De (inter)subjectieve prestaties en de beoordeling van verhalen binnen een asielprocedure (zie bijvoorbeeld Cabot 2013; Spotti, verwacht) vormen hier de kern van mijn betoog. Deze gesprekken rond identiteit zeggen ons veel over de morele en juridische vragen die schuil gaan achter de asielprocedures. Het problematische karakter van de geloofwaardigheid van de evaluaties komt naar voren als een centraal aandachtspunt. Dit soort voorafgaande asielberechting wordt vaak door intersubjectieve, vaak zeer onbillijke meningen beïnvloed.

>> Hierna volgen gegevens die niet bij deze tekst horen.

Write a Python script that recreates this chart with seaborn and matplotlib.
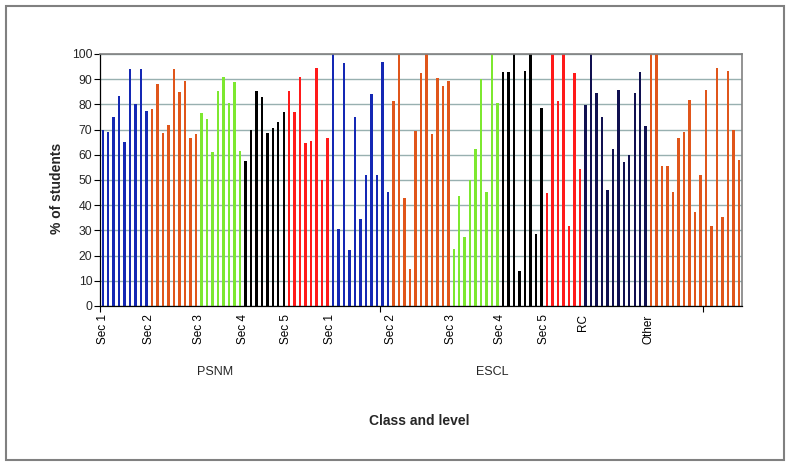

De beoordeling van de geloofwaardigheid - een basisprincipe van asieljurering - wordt geïnformeerd door een houding van wantrouwen en onderhandeld in een intersubjectieve ruimte van asielinterviews en gesprekken. Het is duidelijk, hoop ik, dat er een dringende noodzaak is aan een verdere behandeling en ontleding van deze politiek van wantrouwen en weigering. Niet omdat we wensen te vechten tegen een machine die het leven verwerpt, maar omdat degenen die ongeschikt verklaard worden, als gevolg van het Europees afwijzingsbeleid, geen sociale dekking meer hebben, geen recht op gezondheidszorg, geen recht op onderwijs. Zij leven als illegalen zonder stem, als vuilnis dwalend in de straten van de stad. Een ongewenst bijproduct van diezelfde globalisering die hen importeerde.